_Task to carry out_.
Set down all of the data that follows word for word, without the images.
-- begin Source data --
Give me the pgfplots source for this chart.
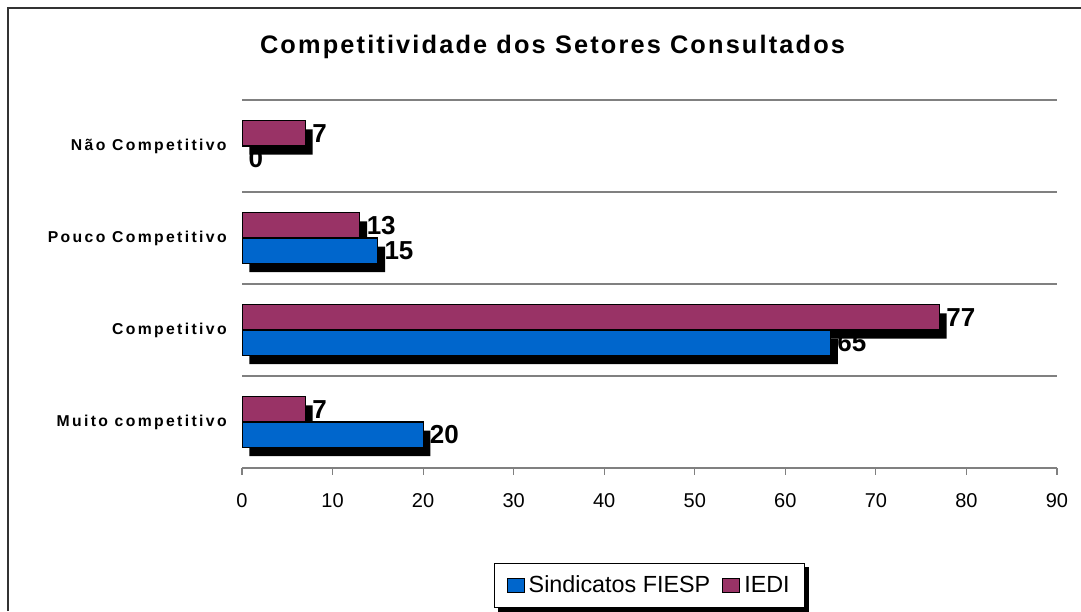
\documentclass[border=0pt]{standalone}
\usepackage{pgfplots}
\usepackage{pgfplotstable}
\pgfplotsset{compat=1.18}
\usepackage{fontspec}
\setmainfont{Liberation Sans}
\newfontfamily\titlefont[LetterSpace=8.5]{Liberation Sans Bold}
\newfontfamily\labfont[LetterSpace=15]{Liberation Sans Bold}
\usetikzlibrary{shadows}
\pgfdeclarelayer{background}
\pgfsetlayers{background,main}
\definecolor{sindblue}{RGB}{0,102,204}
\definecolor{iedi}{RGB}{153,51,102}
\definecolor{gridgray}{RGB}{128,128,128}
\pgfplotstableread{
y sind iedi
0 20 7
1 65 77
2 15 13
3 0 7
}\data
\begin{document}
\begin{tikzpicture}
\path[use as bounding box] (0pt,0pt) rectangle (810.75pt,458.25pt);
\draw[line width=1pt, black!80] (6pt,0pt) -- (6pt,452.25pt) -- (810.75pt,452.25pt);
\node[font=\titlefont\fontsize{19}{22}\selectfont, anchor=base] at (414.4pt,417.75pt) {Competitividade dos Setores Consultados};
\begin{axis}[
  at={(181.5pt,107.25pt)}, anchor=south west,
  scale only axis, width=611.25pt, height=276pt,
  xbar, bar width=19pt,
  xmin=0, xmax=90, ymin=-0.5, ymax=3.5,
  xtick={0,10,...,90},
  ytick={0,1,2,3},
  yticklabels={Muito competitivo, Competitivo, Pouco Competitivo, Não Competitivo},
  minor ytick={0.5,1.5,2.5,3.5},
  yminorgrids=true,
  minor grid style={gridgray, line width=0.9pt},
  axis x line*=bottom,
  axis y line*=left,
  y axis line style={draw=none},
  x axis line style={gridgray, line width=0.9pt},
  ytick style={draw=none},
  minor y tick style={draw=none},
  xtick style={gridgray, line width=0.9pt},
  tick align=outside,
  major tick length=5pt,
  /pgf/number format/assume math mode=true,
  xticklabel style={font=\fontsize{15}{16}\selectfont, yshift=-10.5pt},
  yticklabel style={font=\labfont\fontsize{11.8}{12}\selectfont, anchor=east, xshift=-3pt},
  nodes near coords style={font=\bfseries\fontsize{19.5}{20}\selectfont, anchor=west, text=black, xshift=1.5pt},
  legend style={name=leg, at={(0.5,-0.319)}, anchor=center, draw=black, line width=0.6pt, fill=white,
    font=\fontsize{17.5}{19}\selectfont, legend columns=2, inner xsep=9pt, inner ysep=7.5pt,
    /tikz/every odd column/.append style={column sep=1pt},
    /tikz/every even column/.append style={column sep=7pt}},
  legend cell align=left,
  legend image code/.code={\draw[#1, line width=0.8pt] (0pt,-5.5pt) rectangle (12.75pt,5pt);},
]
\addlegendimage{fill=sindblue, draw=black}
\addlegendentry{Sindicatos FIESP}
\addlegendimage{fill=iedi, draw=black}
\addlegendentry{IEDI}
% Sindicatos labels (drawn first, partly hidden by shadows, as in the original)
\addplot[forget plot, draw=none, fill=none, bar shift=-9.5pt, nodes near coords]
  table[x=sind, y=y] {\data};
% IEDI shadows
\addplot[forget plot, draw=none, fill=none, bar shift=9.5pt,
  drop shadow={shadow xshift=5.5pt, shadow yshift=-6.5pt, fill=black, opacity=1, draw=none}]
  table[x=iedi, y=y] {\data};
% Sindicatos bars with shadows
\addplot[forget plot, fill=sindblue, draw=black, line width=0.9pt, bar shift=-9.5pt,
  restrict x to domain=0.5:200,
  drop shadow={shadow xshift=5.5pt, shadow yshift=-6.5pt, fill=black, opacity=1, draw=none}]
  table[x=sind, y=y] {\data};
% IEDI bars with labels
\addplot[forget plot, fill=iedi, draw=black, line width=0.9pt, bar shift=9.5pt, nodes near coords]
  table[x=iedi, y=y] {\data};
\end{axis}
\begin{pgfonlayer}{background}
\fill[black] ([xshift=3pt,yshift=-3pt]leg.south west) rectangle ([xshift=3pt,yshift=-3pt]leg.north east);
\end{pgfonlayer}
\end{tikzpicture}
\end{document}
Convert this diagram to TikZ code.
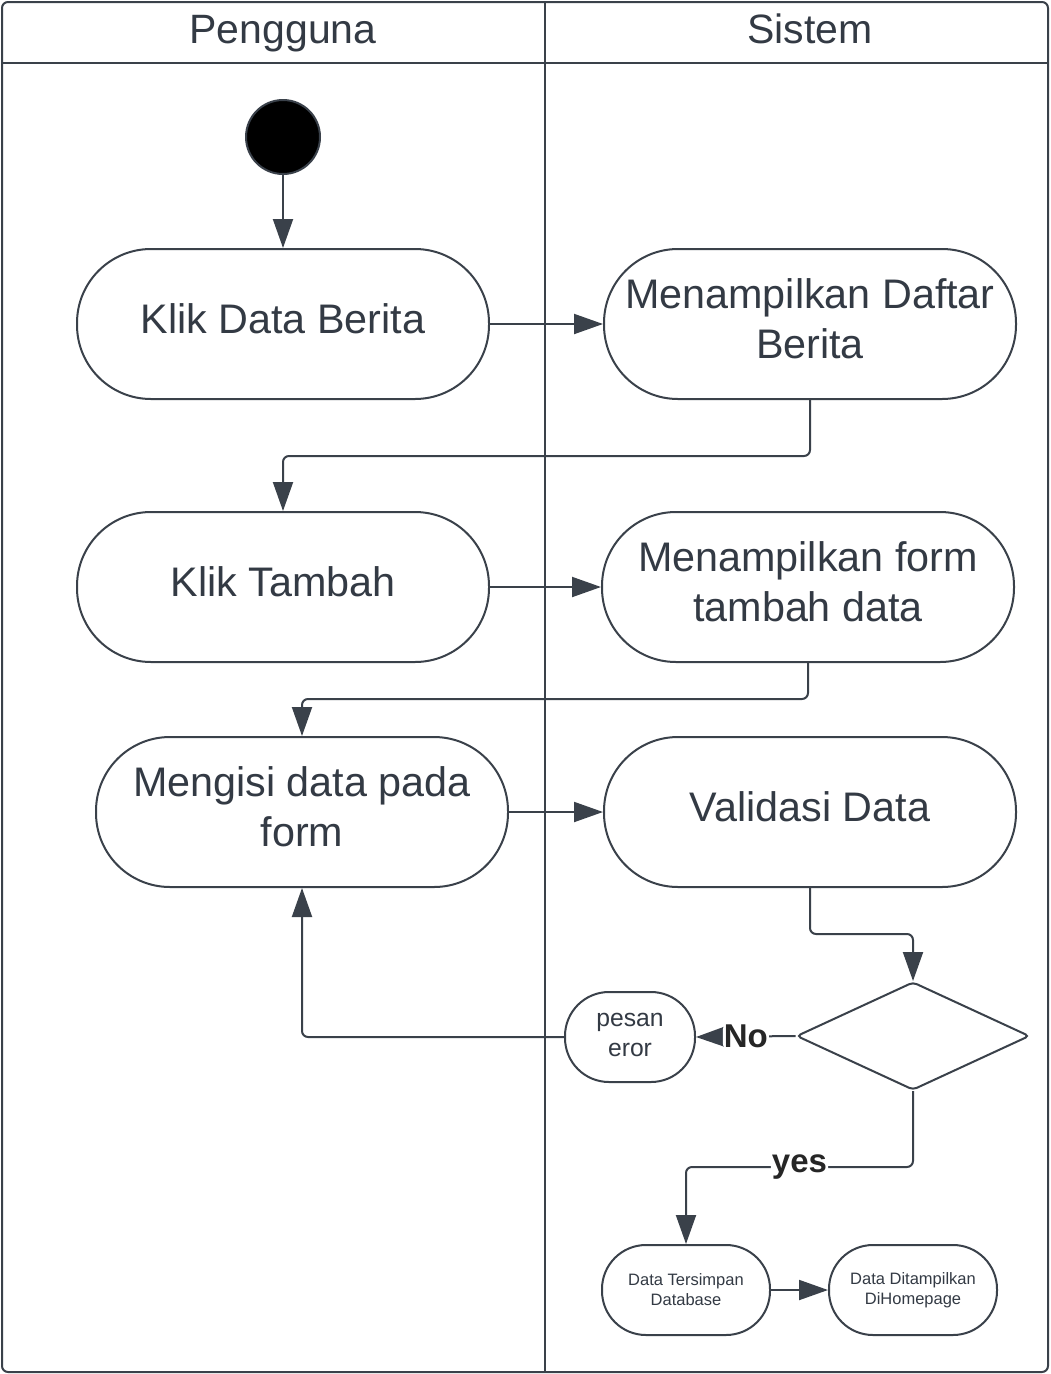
-- end Source data --
_Answer_.
Give me the pgfplots source for this chart.
\documentclass[border=0pt]{standalone}
\usepackage{pgfplots}
\usepackage{pgfplotstable}
\pgfplotsset{compat=1.18}
\usepackage{fontspec}
\setmainfont{Liberation Sans}
\newfontfamily\titlefont[LetterSpace=8.5]{Liberation Sans Bold}
\newfontfamily\labfont[LetterSpace=15]{Liberation Sans Bold}
\usetikzlibrary{shadows}
\pgfdeclarelayer{background}
\pgfsetlayers{background,main}
\definecolor{sindblue}{RGB}{0,102,204}
\definecolor{iedi}{RGB}{153,51,102}
\definecolor{gridgray}{RGB}{128,128,128}
\pgfplotstableread{
y sind iedi
0 20 7
1 65 77
2 15 13
3 0 7
}\data
\begin{document}
\begin{tikzpicture}
\path[use as bounding box] (0pt,0pt) rectangle (810.75pt,458.25pt);
\draw[line width=1pt, black!80] (6pt,0pt) -- (6pt,452.25pt) -- (810.75pt,452.25pt);
\node[font=\titlefont\fontsize{19}{22}\selectfont, anchor=base] at (414.4pt,417.75pt) {Competitividade dos Setores Consultados};
\begin{axis}[
  at={(181.5pt,107.25pt)}, anchor=south west,
  scale only axis, width=611.25pt, height=276pt,
  xbar, bar width=19pt,
  xmin=0, xmax=90, ymin=-0.5, ymax=3.5,
  xtick={0,10,...,90},
  ytick={0,1,2,3},
  yticklabels={Muito competitivo, Competitivo, Pouco Competitivo, Não Competitivo},
  minor ytick={0.5,1.5,2.5,3.5},
  yminorgrids=true,
  minor grid style={gridgray, line width=0.9pt},
  axis x line*=bottom,
  axis y line*=left,
  y axis line style={draw=none},
  x axis line style={gridgray, line width=0.9pt},
  ytick style={draw=none},
  minor y tick style={draw=none},
  xtick style={gridgray, line width=0.9pt},
  tick align=outside,
  major tick length=5pt,
  /pgf/number format/assume math mode=true,
  xticklabel style={font=\fontsize{15}{16}\selectfont, yshift=-10.5pt},
  yticklabel style={font=\labfont\fontsize{11.8}{12}\selectfont, anchor=east, xshift=-3pt},
  nodes near coords style={font=\bfseries\fontsize{19.5}{20}\selectfont, anchor=west, text=black, xshift=1.5pt},
  legend style={name=leg, at={(0.5,-0.319)}, anchor=center, draw=black, line width=0.6pt, fill=white,
    font=\fontsize{17.5}{19}\selectfont, legend columns=2, inner xsep=9pt, inner ysep=7.5pt,
    /tikz/every odd column/.append style={column sep=1pt},
    /tikz/every even column/.append style={column sep=7pt}},
  legend cell align=left,
  legend image code/.code={\draw[#1, line width=0.8pt] (0pt,-5.5pt) rectangle (12.75pt,5pt);},
]
\addlegendimage{fill=sindblue, draw=black}
\addlegendentry{Sindicatos FIESP}
\addlegendimage{fill=iedi, draw=black}
\addlegendentry{IEDI}
% Sindicatos labels (drawn first, partly hidden by shadows, as in the original)
\addplot[forget plot, draw=none, fill=none, bar shift=-9.5pt, nodes near coords]
  table[x=sind, y=y] {\data};
% IEDI shadows
\addplot[forget plot, draw=none, fill=none, bar shift=9.5pt,
  drop shadow={shadow xshift=5.5pt, shadow yshift=-6.5pt, fill=black, opacity=1, draw=none}]
  table[x=iedi, y=y] {\data};
% Sindicatos bars with shadows
\addplot[forget plot, fill=sindblue, draw=black, line width=0.9pt, bar shift=-9.5pt,
  restrict x to domain=0.5:200,
  drop shadow={shadow xshift=5.5pt, shadow yshift=-6.5pt, fill=black, opacity=1, draw=none}]
  table[x=sind, y=y] {\data};
% IEDI bars with labels
\addplot[forget plot, fill=iedi, draw=black, line width=0.9pt, bar shift=9.5pt, nodes near coords]
  table[x=iedi, y=y] {\data};
\end{axis}
\begin{pgfonlayer}{background}
\fill[black] ([xshift=3pt,yshift=-3pt]leg.south west) rectangle ([xshift=3pt,yshift=-3pt]leg.north east);
\end{pgfonlayer}
\end{tikzpicture}
\end{document}
Convert this diagram to TikZ code.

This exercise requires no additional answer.